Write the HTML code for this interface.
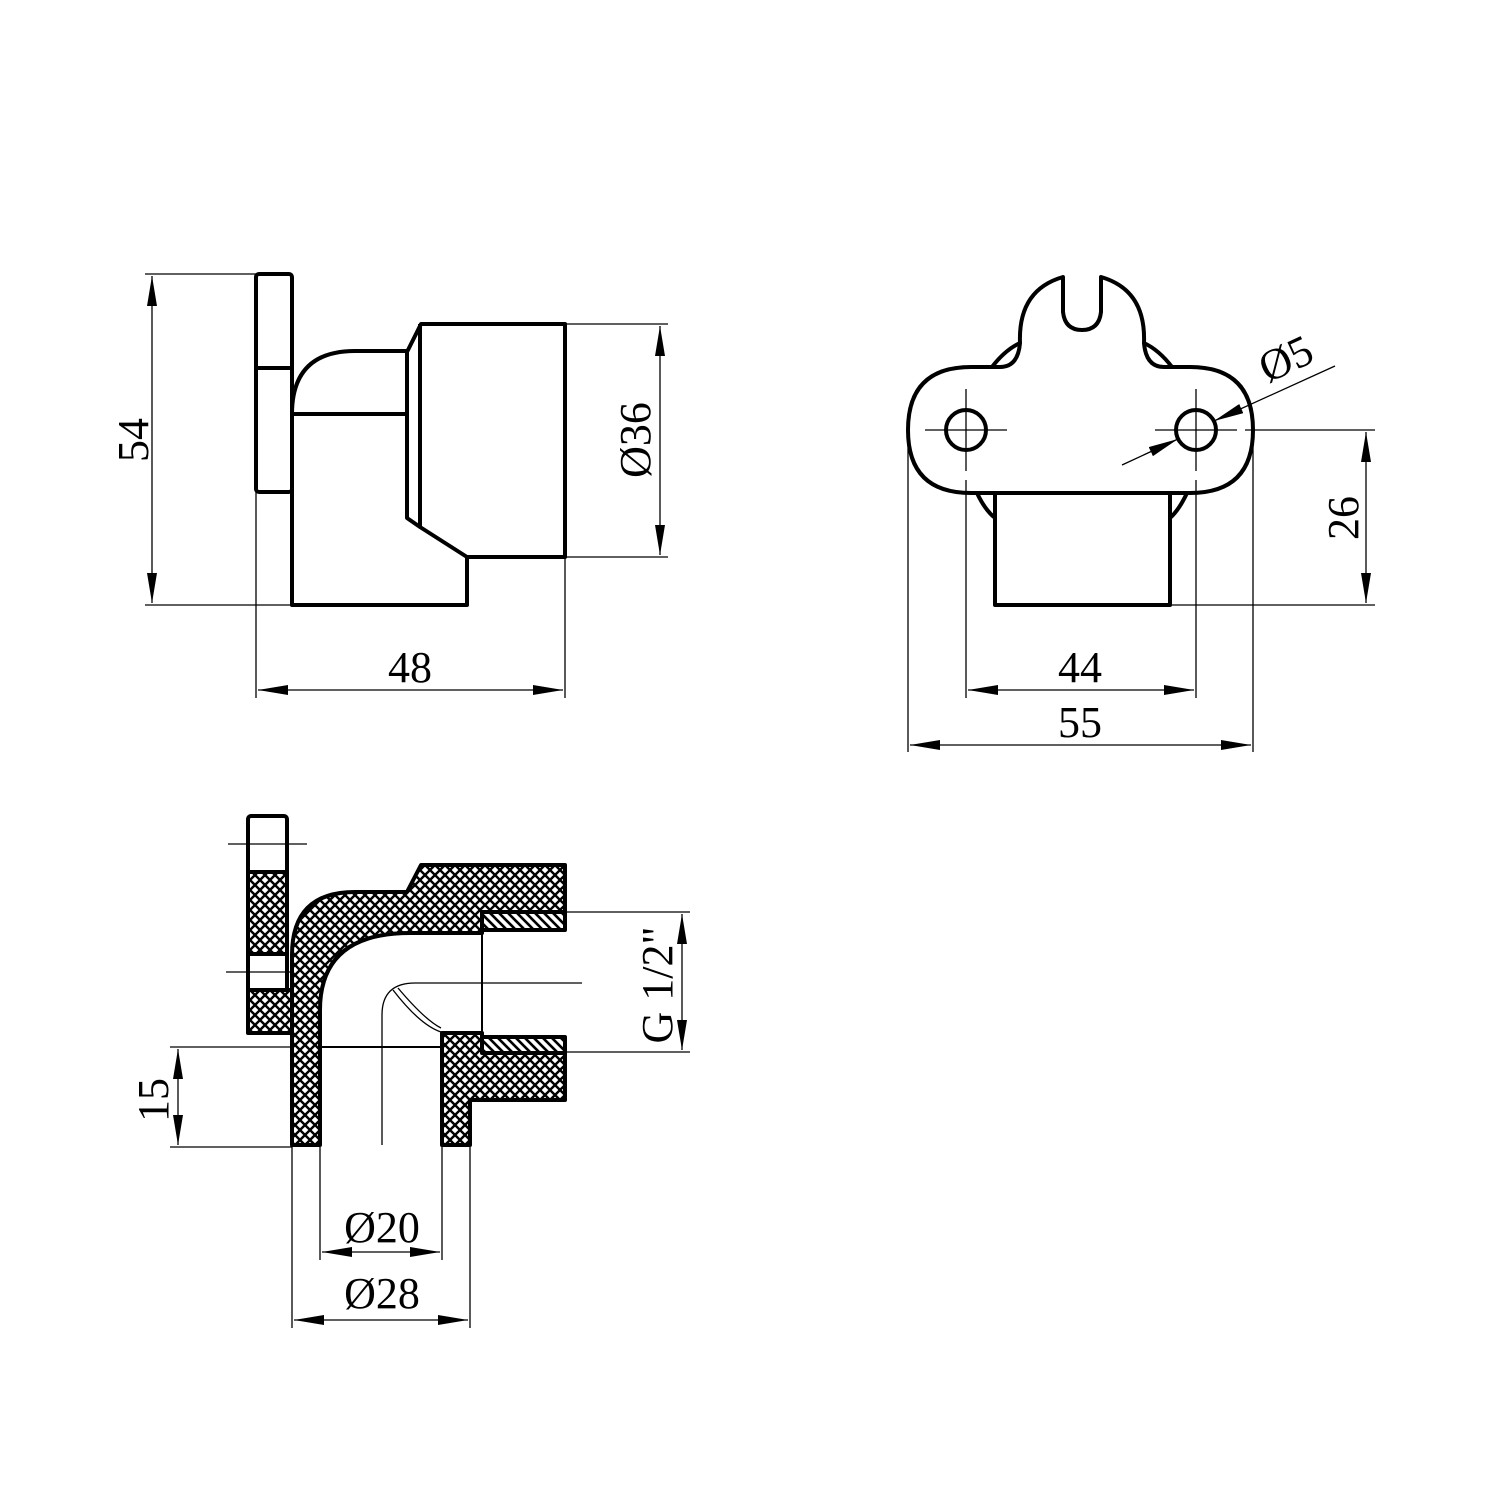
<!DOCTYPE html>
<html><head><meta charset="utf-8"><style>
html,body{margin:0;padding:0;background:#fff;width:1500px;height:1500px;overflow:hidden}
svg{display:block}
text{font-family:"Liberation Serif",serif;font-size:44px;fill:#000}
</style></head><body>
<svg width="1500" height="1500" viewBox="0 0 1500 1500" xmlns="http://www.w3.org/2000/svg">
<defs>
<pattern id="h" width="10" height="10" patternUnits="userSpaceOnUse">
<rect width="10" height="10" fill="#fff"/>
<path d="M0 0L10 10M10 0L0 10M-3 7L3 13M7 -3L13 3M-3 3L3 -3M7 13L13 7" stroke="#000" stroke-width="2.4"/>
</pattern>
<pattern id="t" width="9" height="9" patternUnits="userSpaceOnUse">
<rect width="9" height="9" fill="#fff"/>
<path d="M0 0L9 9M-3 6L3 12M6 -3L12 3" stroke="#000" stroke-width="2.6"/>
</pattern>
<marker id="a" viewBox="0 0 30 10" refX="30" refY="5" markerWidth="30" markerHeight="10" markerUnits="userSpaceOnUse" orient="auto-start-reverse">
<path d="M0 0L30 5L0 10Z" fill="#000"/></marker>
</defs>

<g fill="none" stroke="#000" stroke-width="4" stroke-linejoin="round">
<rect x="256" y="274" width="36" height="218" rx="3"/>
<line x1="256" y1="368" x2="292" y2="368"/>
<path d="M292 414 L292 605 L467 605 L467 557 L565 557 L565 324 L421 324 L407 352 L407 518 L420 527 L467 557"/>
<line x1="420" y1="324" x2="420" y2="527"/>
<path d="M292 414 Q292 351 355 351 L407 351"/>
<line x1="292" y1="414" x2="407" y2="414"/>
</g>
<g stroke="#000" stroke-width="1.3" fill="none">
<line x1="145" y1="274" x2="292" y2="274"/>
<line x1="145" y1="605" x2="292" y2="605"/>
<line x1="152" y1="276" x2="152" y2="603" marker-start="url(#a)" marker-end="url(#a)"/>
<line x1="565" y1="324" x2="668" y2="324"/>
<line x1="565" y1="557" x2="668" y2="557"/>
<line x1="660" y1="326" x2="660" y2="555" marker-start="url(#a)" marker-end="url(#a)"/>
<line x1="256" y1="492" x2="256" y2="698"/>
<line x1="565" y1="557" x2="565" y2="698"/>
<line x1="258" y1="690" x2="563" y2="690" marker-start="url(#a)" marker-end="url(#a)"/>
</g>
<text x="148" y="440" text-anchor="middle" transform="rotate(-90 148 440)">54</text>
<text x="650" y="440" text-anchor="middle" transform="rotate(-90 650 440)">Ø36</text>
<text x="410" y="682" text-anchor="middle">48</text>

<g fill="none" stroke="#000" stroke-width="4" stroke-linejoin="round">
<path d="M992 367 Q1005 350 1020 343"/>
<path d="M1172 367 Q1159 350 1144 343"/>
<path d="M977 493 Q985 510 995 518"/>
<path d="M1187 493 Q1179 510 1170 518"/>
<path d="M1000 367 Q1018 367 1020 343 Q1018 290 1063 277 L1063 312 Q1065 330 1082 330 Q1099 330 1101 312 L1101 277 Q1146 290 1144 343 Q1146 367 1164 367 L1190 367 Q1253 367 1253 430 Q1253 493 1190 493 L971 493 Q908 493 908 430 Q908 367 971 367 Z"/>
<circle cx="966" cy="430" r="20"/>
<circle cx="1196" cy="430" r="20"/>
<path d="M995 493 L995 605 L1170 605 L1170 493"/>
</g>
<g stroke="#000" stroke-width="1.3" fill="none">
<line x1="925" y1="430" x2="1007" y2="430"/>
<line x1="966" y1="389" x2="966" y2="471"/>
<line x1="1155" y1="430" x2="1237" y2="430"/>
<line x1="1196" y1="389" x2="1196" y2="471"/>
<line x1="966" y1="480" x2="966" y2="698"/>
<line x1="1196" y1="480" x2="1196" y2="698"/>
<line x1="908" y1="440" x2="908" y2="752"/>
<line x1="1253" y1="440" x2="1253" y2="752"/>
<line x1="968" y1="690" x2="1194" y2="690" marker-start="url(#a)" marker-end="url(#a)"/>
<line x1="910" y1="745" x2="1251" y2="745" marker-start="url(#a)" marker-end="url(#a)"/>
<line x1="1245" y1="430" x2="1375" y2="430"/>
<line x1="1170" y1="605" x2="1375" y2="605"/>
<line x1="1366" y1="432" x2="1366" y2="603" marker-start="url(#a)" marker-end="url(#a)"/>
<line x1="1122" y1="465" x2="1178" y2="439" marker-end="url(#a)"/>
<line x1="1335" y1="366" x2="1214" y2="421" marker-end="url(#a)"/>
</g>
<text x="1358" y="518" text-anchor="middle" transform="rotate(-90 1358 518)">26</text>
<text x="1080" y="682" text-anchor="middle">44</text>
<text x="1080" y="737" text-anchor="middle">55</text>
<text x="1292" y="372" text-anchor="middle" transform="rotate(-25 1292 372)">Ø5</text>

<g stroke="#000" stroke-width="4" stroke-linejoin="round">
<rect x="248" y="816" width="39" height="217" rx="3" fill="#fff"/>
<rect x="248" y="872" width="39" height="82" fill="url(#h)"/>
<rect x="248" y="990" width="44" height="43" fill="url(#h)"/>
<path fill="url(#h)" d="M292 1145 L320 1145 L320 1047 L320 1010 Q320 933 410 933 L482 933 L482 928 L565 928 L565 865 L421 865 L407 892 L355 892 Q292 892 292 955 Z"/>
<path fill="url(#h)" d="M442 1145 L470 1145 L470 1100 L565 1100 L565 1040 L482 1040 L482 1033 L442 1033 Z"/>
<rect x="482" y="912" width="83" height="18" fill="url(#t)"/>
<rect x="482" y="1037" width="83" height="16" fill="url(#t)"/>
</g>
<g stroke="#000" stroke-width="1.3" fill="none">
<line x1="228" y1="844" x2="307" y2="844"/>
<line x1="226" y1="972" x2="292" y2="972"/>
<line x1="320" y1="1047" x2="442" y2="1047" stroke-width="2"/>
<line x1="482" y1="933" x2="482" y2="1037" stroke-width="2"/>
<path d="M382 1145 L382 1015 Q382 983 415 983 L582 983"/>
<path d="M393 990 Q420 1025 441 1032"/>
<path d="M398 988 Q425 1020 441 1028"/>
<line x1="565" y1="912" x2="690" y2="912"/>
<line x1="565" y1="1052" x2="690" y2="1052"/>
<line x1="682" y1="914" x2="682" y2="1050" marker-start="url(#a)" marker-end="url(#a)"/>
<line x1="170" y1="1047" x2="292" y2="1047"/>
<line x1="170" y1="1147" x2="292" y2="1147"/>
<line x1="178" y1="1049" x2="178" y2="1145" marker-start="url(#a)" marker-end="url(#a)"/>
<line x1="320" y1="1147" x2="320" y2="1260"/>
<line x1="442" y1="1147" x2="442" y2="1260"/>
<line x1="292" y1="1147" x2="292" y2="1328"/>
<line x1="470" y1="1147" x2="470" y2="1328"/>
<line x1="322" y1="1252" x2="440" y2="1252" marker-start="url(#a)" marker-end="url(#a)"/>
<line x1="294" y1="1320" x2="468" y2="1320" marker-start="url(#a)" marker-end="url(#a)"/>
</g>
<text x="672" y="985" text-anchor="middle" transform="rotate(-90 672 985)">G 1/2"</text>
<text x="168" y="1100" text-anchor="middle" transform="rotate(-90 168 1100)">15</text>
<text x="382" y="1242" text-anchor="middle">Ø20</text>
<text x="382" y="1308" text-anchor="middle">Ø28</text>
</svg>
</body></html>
*****
= Given task =
All the lines above are to be given again exactly as they read, with the pictures removed.

= Correct answer =
Write the HTML code for this interface.
<!DOCTYPE html>
<html><head><meta charset="utf-8"><style>
html,body{margin:0;padding:0;background:#fff;width:1500px;height:1500px;overflow:hidden}
svg{display:block}
text{font-family:"Liberation Serif",serif;font-size:44px;fill:#000}
</style></head><body>
<svg width="1500" height="1500" viewBox="0 0 1500 1500" xmlns="http://www.w3.org/2000/svg">
<defs>
<pattern id="h" width="10" height="10" patternUnits="userSpaceOnUse">
<rect width="10" height="10" fill="#fff"/>
<path d="M0 0L10 10M10 0L0 10M-3 7L3 13M7 -3L13 3M-3 3L3 -3M7 13L13 7" stroke="#000" stroke-width="2.4"/>
</pattern>
<pattern id="t" width="9" height="9" patternUnits="userSpaceOnUse">
<rect width="9" height="9" fill="#fff"/>
<path d="M0 0L9 9M-3 6L3 12M6 -3L12 3" stroke="#000" stroke-width="2.6"/>
</pattern>
<marker id="a" viewBox="0 0 30 10" refX="30" refY="5" markerWidth="30" markerHeight="10" markerUnits="userSpaceOnUse" orient="auto-start-reverse">
<path d="M0 0L30 5L0 10Z" fill="#000"/></marker>
</defs>

<g fill="none" stroke="#000" stroke-width="4" stroke-linejoin="round">
<rect x="256" y="274" width="36" height="218" rx="3"/>
<line x1="256" y1="368" x2="292" y2="368"/>
<path d="M292 414 L292 605 L467 605 L467 557 L565 557 L565 324 L421 324 L407 352 L407 518 L420 527 L467 557"/>
<line x1="420" y1="324" x2="420" y2="527"/>
<path d="M292 414 Q292 351 355 351 L407 351"/>
<line x1="292" y1="414" x2="407" y2="414"/>
</g>
<g stroke="#000" stroke-width="1.3" fill="none">
<line x1="145" y1="274" x2="292" y2="274"/>
<line x1="145" y1="605" x2="292" y2="605"/>
<line x1="152" y1="276" x2="152" y2="603" marker-start="url(#a)" marker-end="url(#a)"/>
<line x1="565" y1="324" x2="668" y2="324"/>
<line x1="565" y1="557" x2="668" y2="557"/>
<line x1="660" y1="326" x2="660" y2="555" marker-start="url(#a)" marker-end="url(#a)"/>
<line x1="256" y1="492" x2="256" y2="698"/>
<line x1="565" y1="557" x2="565" y2="698"/>
<line x1="258" y1="690" x2="563" y2="690" marker-start="url(#a)" marker-end="url(#a)"/>
</g>
<text x="148" y="440" text-anchor="middle" transform="rotate(-90 148 440)">54</text>
<text x="650" y="440" text-anchor="middle" transform="rotate(-90 650 440)">Ø36</text>
<text x="410" y="682" text-anchor="middle">48</text>

<g fill="none" stroke="#000" stroke-width="4" stroke-linejoin="round">
<path d="M992 367 Q1005 350 1020 343"/>
<path d="M1172 367 Q1159 350 1144 343"/>
<path d="M977 493 Q985 510 995 518"/>
<path d="M1187 493 Q1179 510 1170 518"/>
<path d="M1000 367 Q1018 367 1020 343 Q1018 290 1063 277 L1063 312 Q1065 330 1082 330 Q1099 330 1101 312 L1101 277 Q1146 290 1144 343 Q1146 367 1164 367 L1190 367 Q1253 367 1253 430 Q1253 493 1190 493 L971 493 Q908 493 908 430 Q908 367 971 367 Z"/>
<circle cx="966" cy="430" r="20"/>
<circle cx="1196" cy="430" r="20"/>
<path d="M995 493 L995 605 L1170 605 L1170 493"/>
</g>
<g stroke="#000" stroke-width="1.3" fill="none">
<line x1="925" y1="430" x2="1007" y2="430"/>
<line x1="966" y1="389" x2="966" y2="471"/>
<line x1="1155" y1="430" x2="1237" y2="430"/>
<line x1="1196" y1="389" x2="1196" y2="471"/>
<line x1="966" y1="480" x2="966" y2="698"/>
<line x1="1196" y1="480" x2="1196" y2="698"/>
<line x1="908" y1="440" x2="908" y2="752"/>
<line x1="1253" y1="440" x2="1253" y2="752"/>
<line x1="968" y1="690" x2="1194" y2="690" marker-start="url(#a)" marker-end="url(#a)"/>
<line x1="910" y1="745" x2="1251" y2="745" marker-start="url(#a)" marker-end="url(#a)"/>
<line x1="1245" y1="430" x2="1375" y2="430"/>
<line x1="1170" y1="605" x2="1375" y2="605"/>
<line x1="1366" y1="432" x2="1366" y2="603" marker-start="url(#a)" marker-end="url(#a)"/>
<line x1="1122" y1="465" x2="1178" y2="439" marker-end="url(#a)"/>
<line x1="1335" y1="366" x2="1214" y2="421" marker-end="url(#a)"/>
</g>
<text x="1358" y="518" text-anchor="middle" transform="rotate(-90 1358 518)">26</text>
<text x="1080" y="682" text-anchor="middle">44</text>
<text x="1080" y="737" text-anchor="middle">55</text>
<text x="1292" y="372" text-anchor="middle" transform="rotate(-25 1292 372)">Ø5</text>

<g stroke="#000" stroke-width="4" stroke-linejoin="round">
<rect x="248" y="816" width="39" height="217" rx="3" fill="#fff"/>
<rect x="248" y="872" width="39" height="82" fill="url(#h)"/>
<rect x="248" y="990" width="44" height="43" fill="url(#h)"/>
<path fill="url(#h)" d="M292 1145 L320 1145 L320 1047 L320 1010 Q320 933 410 933 L482 933 L482 928 L565 928 L565 865 L421 865 L407 892 L355 892 Q292 892 292 955 Z"/>
<path fill="url(#h)" d="M442 1145 L470 1145 L470 1100 L565 1100 L565 1040 L482 1040 L482 1033 L442 1033 Z"/>
<rect x="482" y="912" width="83" height="18" fill="url(#t)"/>
<rect x="482" y="1037" width="83" height="16" fill="url(#t)"/>
</g>
<g stroke="#000" stroke-width="1.3" fill="none">
<line x1="228" y1="844" x2="307" y2="844"/>
<line x1="226" y1="972" x2="292" y2="972"/>
<line x1="320" y1="1047" x2="442" y2="1047" stroke-width="2"/>
<line x1="482" y1="933" x2="482" y2="1037" stroke-width="2"/>
<path d="M382 1145 L382 1015 Q382 983 415 983 L582 983"/>
<path d="M393 990 Q420 1025 441 1032"/>
<path d="M398 988 Q425 1020 441 1028"/>
<line x1="565" y1="912" x2="690" y2="912"/>
<line x1="565" y1="1052" x2="690" y2="1052"/>
<line x1="682" y1="914" x2="682" y2="1050" marker-start="url(#a)" marker-end="url(#a)"/>
<line x1="170" y1="1047" x2="292" y2="1047"/>
<line x1="170" y1="1147" x2="292" y2="1147"/>
<line x1="178" y1="1049" x2="178" y2="1145" marker-start="url(#a)" marker-end="url(#a)"/>
<line x1="320" y1="1147" x2="320" y2="1260"/>
<line x1="442" y1="1147" x2="442" y2="1260"/>
<line x1="292" y1="1147" x2="292" y2="1328"/>
<line x1="470" y1="1147" x2="470" y2="1328"/>
<line x1="322" y1="1252" x2="440" y2="1252" marker-start="url(#a)" marker-end="url(#a)"/>
<line x1="294" y1="1320" x2="468" y2="1320" marker-start="url(#a)" marker-end="url(#a)"/>
</g>
<text x="672" y="985" text-anchor="middle" transform="rotate(-90 672 985)">G 1/2"</text>
<text x="168" y="1100" text-anchor="middle" transform="rotate(-90 168 1100)">15</text>
<text x="382" y="1242" text-anchor="middle">Ø20</text>
<text x="382" y="1308" text-anchor="middle">Ø28</text>
</svg>
</body></html>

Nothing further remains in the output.